I'm currently trying to make a program to do what I want. The algorithm I'm currently pursuing is dividing the image into a bunch of squares (4x4 pixels, as that's the collision movement resolution I'm using), then mark all squares that only have pixels with alpha > 0.5, and then connecting these marked squares into larger squares. I think this should work in theory, but time will tell.

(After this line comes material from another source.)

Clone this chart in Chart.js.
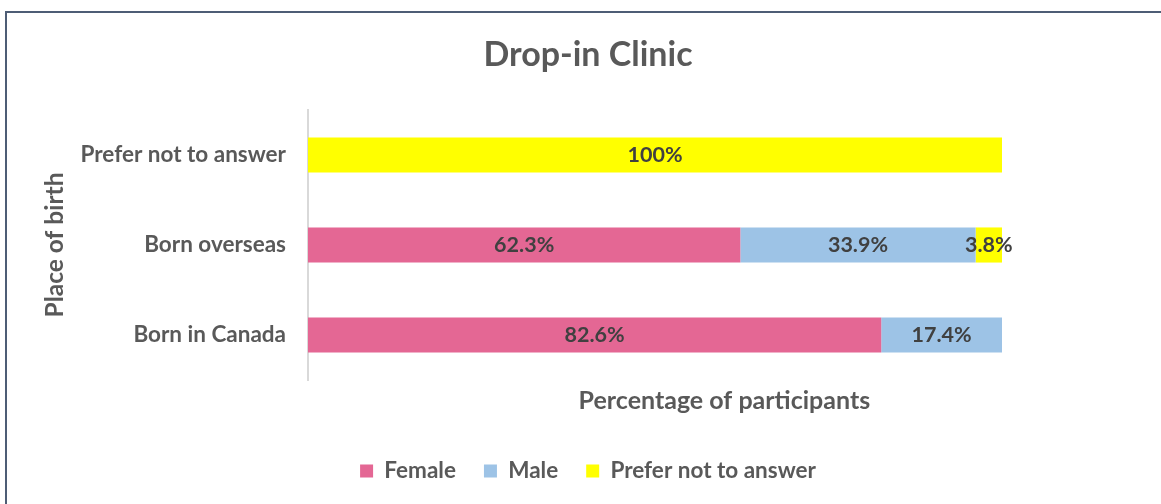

As to pixel perfect collision: that will be too slow for what I have in mind (I'll have to do a
lot of collision checking). My multiple squares approach worked really well in the test I did (where I manually calculated the squares). It's really fast and I actually like it better than pixel perfect collision, as it doesn't always register the hit as soon as the bullet reaches a pixel, but sometimes further "inside" the image -- this almost gives it a 3D effect, as you seem to not just be hitting the edges of the sprite, but stuff
on the sprite.
It's not exactly what you're after, but I've previously had luck exporting a path from GIMP to svg and using the svg data to build collision geometry.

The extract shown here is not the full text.